For Me, PTSD and Nightmares Led to Difficulty Sleeping
I endured severe abuse as a child, resulting in horrific nightmares haunting my sleep. I forced myself to stay awake at night and missed countless days of school due to exhaustion. I was in the second grade when my mother talked about my difficulty sleeping with our family doctor. They talked about what causes insomnia. Almost all cases with children are stress related, but she was vague about trouble at home.
PTSD and Nightmares
My experience with insomnia is unique. It’s been a permanent fixture in my life for three decades. After the child abuse, came years of social isolation and the deaths of half my family.

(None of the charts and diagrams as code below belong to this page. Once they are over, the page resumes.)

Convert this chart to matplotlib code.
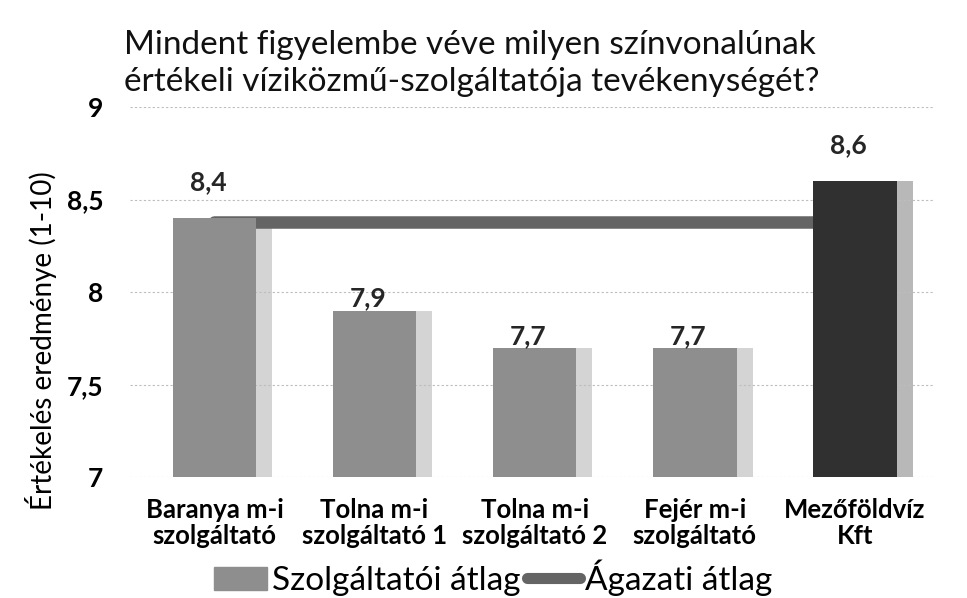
import matplotlib as mpl
mpl.use('Agg')
import matplotlib.pyplot as plt
import numpy as np

plt.rcParams['font.family'] = ['Lato', 'DejaVu Sans']

# data
categories = ['Baranya m-i\nszolgáltató', 'Tolna m-i\nszolgáltató 1', 'Tolna m-i\nszolgáltató 2',
              'Fejér m-i\nszolgáltató', 'Mezőföldvíz\nKft']
scores = [8.4, 7.9, 7.7, 7.7, 8.6]
score_labels = ['8,4', '7,9', '7,7', '7,7', '8,6']
sector_avg = [8.38, 8.38, 8.38, 8.38, 8.38]
yticks = [7, 7.5, 8, 8.5, 9]
ytick_labels = ['7', '7,5', '8', '8,5', '9']

fig = plt.figure(figsize=(9.67, 5.98), dpi=100)
ax = fig.add_axes([0.134, 0.202, 0.833, 0.619])

x = np.arange(len(categories))
colors = ['#8e8e8e'] * 4 + ['#303030']
shadow = ['#d4d4d4'] * 4 + ['#b8b8b8']

# soft shadow to the right of each bar
ax.bar(x + 0.1, scores, width=0.52, color=shadow, zorder=1)
ax.plot(x, sector_avg, color='#646464', lw=9, solid_capstyle='round', zorder=1.5)
ax.bar(x, scores, width=0.52, color=colors, zorder=2)

for xi, s, lab, avg in zip(x, scores, score_labels, sector_avg):
    pad = 0.13 if s > avg else 0.0
    ax.text(xi - 0.04, s + pad, lab, ha='center', va='bottom', fontsize=19,
            fontweight='bold', color='#262626', zorder=4)

ax.set_ylim(7, 9)
ax.set_xlim(-0.53, 4.5)
ax.set_yticks(yticks)
ax.set_yticklabels(ytick_labels, fontsize=19, fontweight='bold')
ax.set_xticks(x)
ax.set_xticklabels(categories, fontsize=18.5, fontweight='bold', linespacing=1.1)
ax.tick_params(length=0)
ax.tick_params(axis='y', pad=19)
ax.tick_params(axis='x', pad=15)
ax.grid(axis='y', color='#bdbdbd', lw=0.8, ls=(0, (2, 2)), zorder=0)
for sp in ax.spines.values():
    sp.set_visible(False)

ax.set_ylabel('Értékelés eredménye (1-10)', fontsize=20)
ax.yaxis.set_label_coords(-0.09, 0.37)

fig.text(0.128, 0.95, 'Mindent figyelembe véve milyen színvonalúnak\nértékeli víziközmű-szolgáltatója tevékenységét?',
         fontsize=24, ha='left', va='top', linespacing=1.3, color='#111111')

bar_h = mpl.patches.Patch(color='#8e8e8e')
line_h = mpl.lines.Line2D([], [], color='#646464', lw=8, solid_capstyle='round')
fig.legend([bar_h, line_h], ['Szolgáltatói átlag', 'Ágazati átlag'], loc='center',
           bbox_to_anchor=(0.51, 0.034), ncol=2, frameon=False, fontsize=24,
           handlelength=1.6, columnspacing=0.2, handletextpad=0.15)

fig.savefig('out.png', dpi=100)
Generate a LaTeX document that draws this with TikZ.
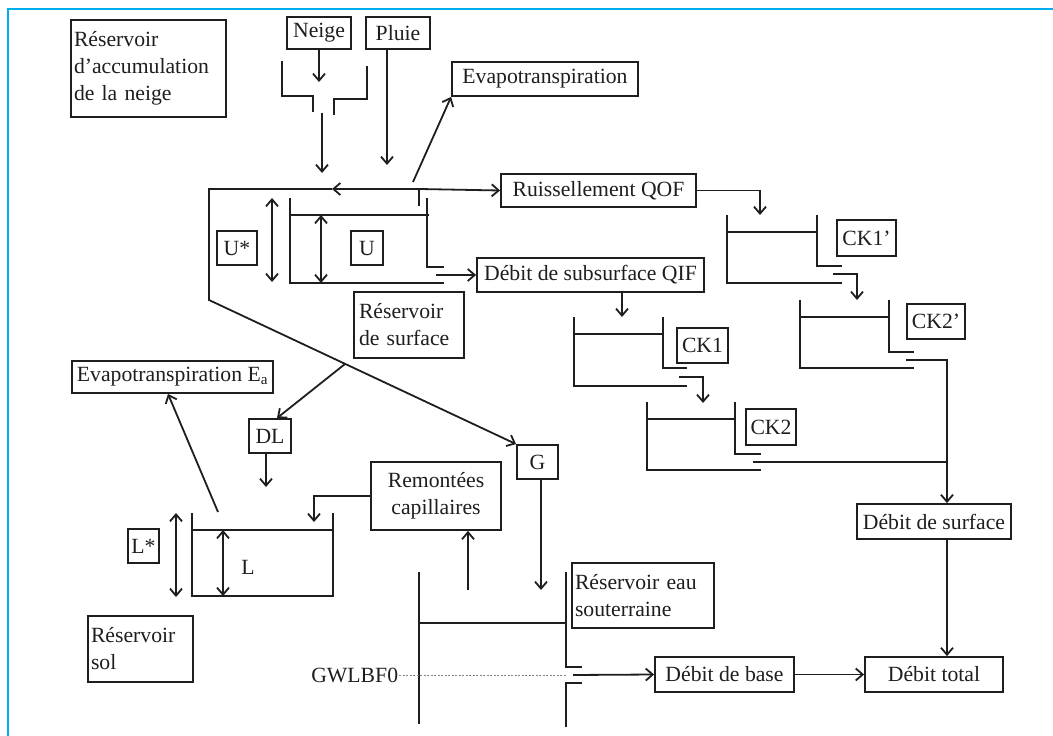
\documentclass[tikz,border=0pt]{standalone}
\usepackage{fontspec}
\setmainfont{Liberation Serif}
\usetikzlibrary{arrows.meta}

\definecolor{framecol}{RGB}{0,174,239}
\definecolor{inkcol}{RGB}{30,30,30}

\begin{document}
\begin{tikzpicture}[x=1pt, y=-1pt, line width=1.8pt, color=inkcol,
        >={Straight Barb[length=7pt,width=12pt]},
        label text/.style={font=\fontsize{21.7}{27}\selectfont, inner sep=0pt},
        flow box/.style={label text, draw, line width=1.8pt},
        level line/.style={dash pattern=on 2pt off 1.5pt, line width=0.7pt, gray}]

    \useasboundingbox (0,0) rectangle (1053,736);
    \draw[framecol, line width=2.5pt] (8,736) -- (8,9) -- (1053,9);

    % Boites
    \node[flow box, text width=149pt, inner xsep=3pt, minimum height=97pt, align=left] (accum) at (148.5,68.5) {Réservoir\\d’accumulation\\de la neige};
    \node[flow box, minimum width=64pt, minimum height=32pt] (neige) at (319,33) {Neige};
    \node[flow box, minimum width=64pt, minimum height=32pt] (pluie) at (398,33) {Pluie};
    \node[flow box, minimum width=186pt, minimum height=34pt] (evap) at (545,79) {Evapotranspiration};
    \node[flow box, minimum width=195pt, minimum height=33pt] (qof) at (598.5,190.5) {Ruissellement QOF};
    \node[flow box, minimum width=227pt, minimum height=34pt] (qif) at (590.5,275) {Débit de subsurface QIF};
    \node[flow box, minimum width=40pt, minimum height=34pt] (ustar) at (237,248) {U*};
    \node[flow box, minimum width=32pt, minimum height=34pt] (u) at (367,248) {U};
    \node[flow box, text width=100pt, inner xsep=5pt, minimum height=66pt, align=left] (surf) at (409,325) {Réservoir\\de surface};
    \node[flow box, minimum width=59pt, minimum height=36pt] (ckonep) at (866.5,238) {CK1’};
    \node[flow box, minimum width=58pt, minimum height=35pt] (cktwop) at (936,321.5) {CK2’};
    \node[flow box, minimum width=51pt, minimum height=35pt] (ckone) at (702.5,345.5) {CK1};
    \node[flow box, minimum width=50pt, minimum height=36pt] (cktwo) at (771,427) {CK2};
    \node[flow box, minimum width=201pt, minimum height=32pt] (evapa) at (172.5,377) {Evapotranspiration E\textsubscript{a}};
    \node[flow box, minimum width=42pt, minimum height=34pt] (dl) at (270,436) {DL};
    \node[flow box, minimum width=41pt, minimum height=34pt] (g) at (537.5,462) {G};
    \node[flow box, minimum width=130pt, minimum height=68pt, align=center] (remont) at (436,496) {Remontées\\capillaires};
    \node[flow box, minimum width=31pt, minimum height=34pt] (lstar) at (143.5,546) {L*};
    \node[label text] (l) at (248,567) {L};
    \node[flow box, text width=99pt, inner xsep=3pt, minimum height=66pt, align=left] (sol) at (140.5,649) {Réservoir\\sol};
    \node[flow box, text width=136pt, inner xsep=3pt, minimum height=65pt, align=left] (souter) at (643,595.5) {Réservoir eau\\souterraine};
    \node[flow box, minimum width=154pt, minimum height=35pt] (qsurf) at (934,521.5) {Débit de surface};
    \node[flow box, minimum width=138pt, minimum height=35pt] (qtot) at (934,674.5) {Débit total};
    \node[flow box, minimum width=139pt, minimum height=35pt] (qbase) at (724.5,674.5) {Débit de base};
    \node[label text, anchor=east] (gwl) at (399,675) {GWLBF0};

    % Points de raccord
    \coordinate (neigein) at (319,82);
    \coordinate (fontetop) at (322,113);
    \coordinate (fontein) at (322,173);
    \coordinate (pluiein) at (387,165);
    \coordinate (etstart) at (413,182);
    \coordinate (split) at (420,189);
    \coordinate (uin) at (332,189);
    \coordinate (ucorner) at (209,189);
    \coordinate (ubend) at (209,300);
    \coordinate (dlsplit) at (345,364);
    \coordinate (qifstart) at (436,275);
    \coordinate (ckonepin) at (760,215);
    \coordinate (ckonein) at (622,317);
    \coordinate (ckonepout) at (833,274);
    \coordinate (cktwopin) at (857,300);
    \coordinate (ckoneout) at (679,377);
    \coordinate (cktwoin) at (703,403);
    \coordinate (cktwopout) at (906,360);
    \coordinate (collect) at (947,360);
    \coordinate (cktwoout) at (753,462);
    \coordinate (soilin) at (266,487);
    \coordinate (eastart) at (218,512);
    \coordinate (capin) at (314,522);
    \coordinate (capstart) at (468,590);
    \coordinate (gwin) at (541,590);
    \coordinate (baseout) at (573,675);
    \coordinate (gwlend) at (567,675);

    % Reservoirs
    \draw (282,61) -- (282,96) -- (313,96) -- (313,112);
    \draw (367,66) -- (367,99) -- (334,99) -- (334,115);
    \draw (419,189) -- (419,206);
    \draw (290,198) -- (290,283) -- (444,283);
    \draw (427,198) -- (427,267) -- (444,267);
    \draw (290,215) -- (429,215);
    \draw (727,215) -- (727,283) -- (842,283);
    \draw (817,215) -- (817,266) -- (842,266);
    \draw (727,232) -- (817,232);
    \draw (800,300) -- (800,368) -- (914,368);
    \draw (889,300) -- (889,352) -- (914,352);
    \draw (800,317) -- (889,317);
    \draw (574,317) -- (574,386) -- (687,386);
    \draw (663,317) -- (663,368) -- (687,368);
    \draw (574,334) -- (663,334);
    \draw (647,402) -- (647,470) -- (761,470);
    \draw (735,402) -- (735,454) -- (761,454);
    \draw (647,419) -- (735,419);
    \draw (192,513) -- (192,596) -- (333,596) -- (333,513);
    \draw (192,530) -- (333,530);
    \draw (419,572) -- (419,724);
    \draw (419,623) -- (566,623);
    \draw (566,572) -- (566,667) -- (582,667);
    \draw (582,683) -- (566,683) -- (566,727);

    % Hauteurs
    \draw[<->] (272,198) -- (272,282);
    \draw[<->] (321,215) -- (321,283);
    \draw[<->] (176,513) -- (176,597);
    \draw[<->] (223,530) -- (223,596);

    % Flux
    \draw[->] (neige) -- (neigein);
    \draw[->] (fontetop) -- (fontein);
    \draw[->] ([xshift=-11pt]pluie.south) -- (pluiein);
    \draw[->] (etstart) -- (evap.south west);
    \draw[->] (split) -- (qof.west);
    \draw[->] (split) -- (uin);
    \draw[->] (uin) -- (ucorner) -- (ubend) -- (g.north west);
    \draw[->] (dlsplit) -- ([xshift=7pt]dl.north);
    \draw[->] (dl.south -| soilin) -- (soilin);
    \draw[->] (qifstart) -- (qif.west);
    \draw[->] (qof.east) -| (ckonepin);
    \draw[->] (qif.south -| ckonein) -- (ckonein);
    \draw[->] (ckonepout) -| (cktwopin);
    \draw[->] (ckoneout) -| (cktwoin);
    \draw[->] (cktwopout) -- (collect) -- (collect |- qsurf.north);
    \draw (cktwoout) -- (cktwoout -| collect);
    \draw[->] (collect |- qsurf.south) -- (collect |- qtot.north);
    \draw[->] (qbase) -- (qtot);
    \draw[->] (baseout) -- (qbase.west);
    \draw[level line] (gwl) -- (gwlend);
    \draw[->] (g.south -| gwin) -- (gwin);
    \draw[->] (capstart) -- (capstart |- remont.south);
    \draw[->] (remont.west) -| (capin);
    \draw[->] (eastart) -- ([xshift=-4.5pt]evapa.south);
\end{tikzpicture}
\end{document}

By seventeen, I was homeless, orphaned… living in my late father’s car. Plagued with undiagnosed anxiety disorders and PTSD, I was confused and suicidal.
My nightmares were realistic and terrifying, so I forced myself to stay awake for days at a time. Sleep deprivation eventually forced the nightmares into my waking hours, through audio and visual hallucinations. I thought I was going insane, and my lack of sleep had a lot to do with that.
What Causes Insomnia?
Insomnia can have physical origins like Apnea, but more than half the people, diagnosed with insomnia, suffer from anxiety disorders, depression, or other psychological issues. This is a complicated matter, because the insomnia stems from disorders that worsen with lack of sleep.
Insomnia and Suicide
I struggled with my will to live for twenty years. I overcame my suicidal thoughts, but when this was an issue, I always came closest to death when I hadn’t slept in a few days. Insomnia can definitely inhibit my mental health recovery, so I remain vigilant in my efforts to get enough sleep.
What I’ve Learned
Medication is one way to control sleep issues. With someone like me, what causes insomnia in the first place needs to be the foundation of any treatment plan. Many anti-depressants and mood stabilizers, that I’ve used to treat my psychological disorders, promote sleep as an added benefit.
Pharmaceuticals aside, there are many things you can do to improve your sleep. If you have difficulty sleeping, you should avoid caffeine, nicotine, and alcohol… especially close to bedtime. You should also avoid reading or watching television in bed to help your sub-conscience recognize the bed as a place for sleep.
Keeping a fixed routine is beneficial. Go to bed and wake up at the same times, even on weekends. Diet and exercise are crucial too. Getting enough sleep has never been a problem when I’m following a regular exercise routine and eating healthy. Finally, always seek help from a professional if your difficulty sleeping affects the quality of your life.